> REQUEST: Each line that holds the word "this" is to be identified and copied.

> PROVIDED INFORMATION:

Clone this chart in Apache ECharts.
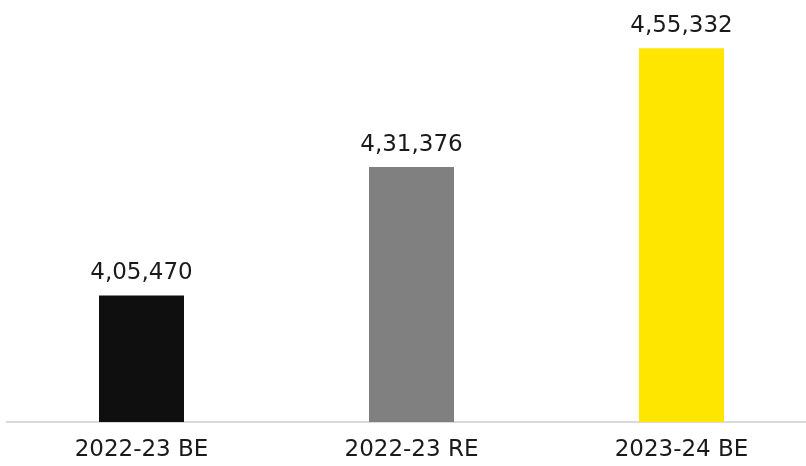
<!DOCTYPE html>
<html>
<head>
<meta charset="utf-8">
<script src="https://cdn.jsdelivr.net/npm/echarts@6/dist/echarts.min.js"></script>
<style>html,body{margin:0;padding:0;background:#fff}#c{width:806px;height:466px}</style>
</head>
<body>
<div id="c"></div>
<script>
const categories = ['2022-23 BE', '2022-23 RE', '2023-24 BE'];
const values = [405470, 431376, 455332];
const barColors = ['#0f0f0f', '#808080', '#ffe600'];

function fmtIN(n) {
  const s = String(n);
  if (s.length <= 3) return s;
  const last3 = s.slice(-3);
  let rest = s.slice(0, -3);
  const parts = [];
  while (rest.length > 2) { parts.unshift(rest.slice(-2)); rest = rest.slice(0, -2); }
  if (rest) parts.unshift(rest);
  return parts.join(',') + ',' + last3;
}

const chart = echarts.init(document.getElementById('c'));
chart.setOption({
  animation: false,
  grid: { left: 6.5, width: 810, top: 25, bottom: 44, containLabel: false, outerBoundsMode: 'none' },
  xAxis: {
    type: 'category',
    data: categories,
    axisLine: { lineStyle: { color: '#d9d9d9', width: 2 } },
    axisTick: { show: false },
    axisLabel: { color: '#1a1a1a', fontFamily: 'DejaVu Sans', fontSize: 23, margin: 17 }
  },
  yAxis: {
    type: 'value', min: 380000, max: 460000, show: false, splitLine: { show: false }
  },
  series: [{
    type: 'bar',
    barWidth: 85,
    data: values.map((v, i) => ({ value: v, itemStyle: { color: barColors[i] } })),
    label: {
      show: true, position: 'top', distance: 11,
      color: '#1a1a1a', fontFamily: 'DejaVu Sans', fontSize: 23,
      formatter: p => fmtIN(p.value)
    }
  }]
});
</script>
</body>
</html>
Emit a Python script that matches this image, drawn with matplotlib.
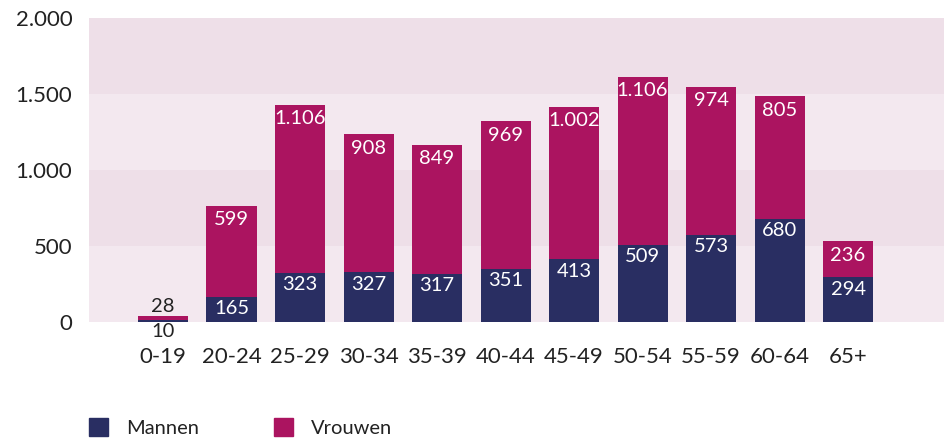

> PROBLEM SOLUTION:
Clone this chart in Apache ECharts.
Emit a Python script that matches this image, drawn with matplotlib.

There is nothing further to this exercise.